Mais recentemente, o nevão de 14 de Novembro de 1983 surgiu num Inverno onde não findava a «geada negra», que tão cara ficava aos agricultores. Vestiu de branco a serra, mas pouco se mostrou na vila. A RDP viu-se forçada a interromper as transmissões a partir do emissor da Fóia (Diário de Notícias, de 14.02.1983).

A 4 de Fevereiro de 1994 deu-se um novo nevão, que revestiu a Fóia e grande parte da serra.

Os frios de Janeiro de 2002 fizeram-se sentir fortemente na serra tendo gelado a água das ribeiras e fontes nas zonas mais elevadas, fenómeno que o Jornal de Monchique registou na sua capa.
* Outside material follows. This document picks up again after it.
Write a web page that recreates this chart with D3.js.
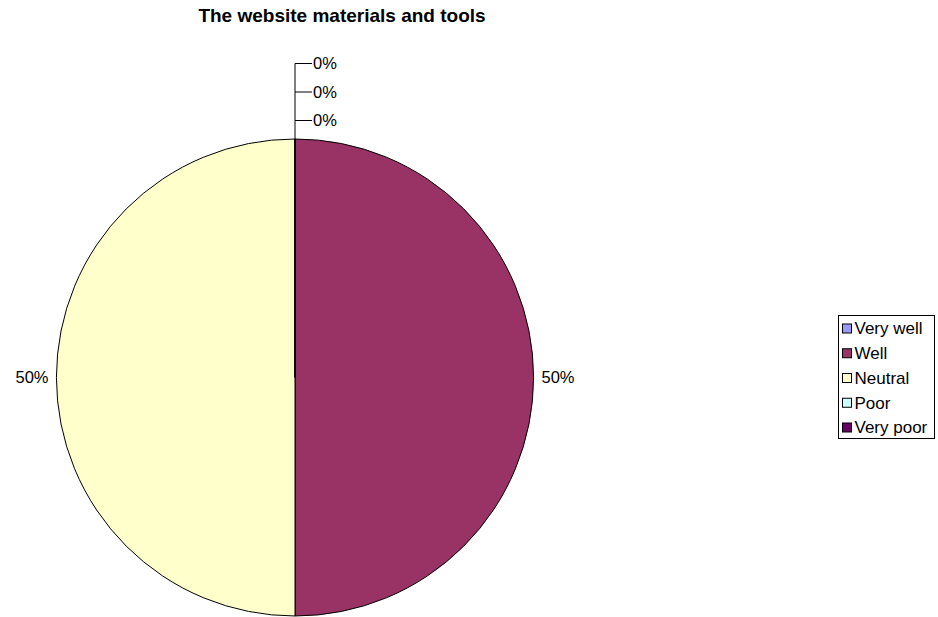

Como nos Invernos frios e em situações propícias neva quase sempre na Fóia, a noite de 29 de Janeiro de 2006 exibiu um nevão que deu para atrair muita gente do litoral, que aqui subiu atraída por esta variedade de ouro branco, suficiente para brincadeiras e bonecos de neve, e que foi suficiente para entupir o trânsito a caminho da Fóia, tendo dado para uma bonita reportagem saída no jornal Barlavento, de 2 de Fevereiro.

_(Texto escrito ao abrigo do antigo Acordo Ortográfico)_


----------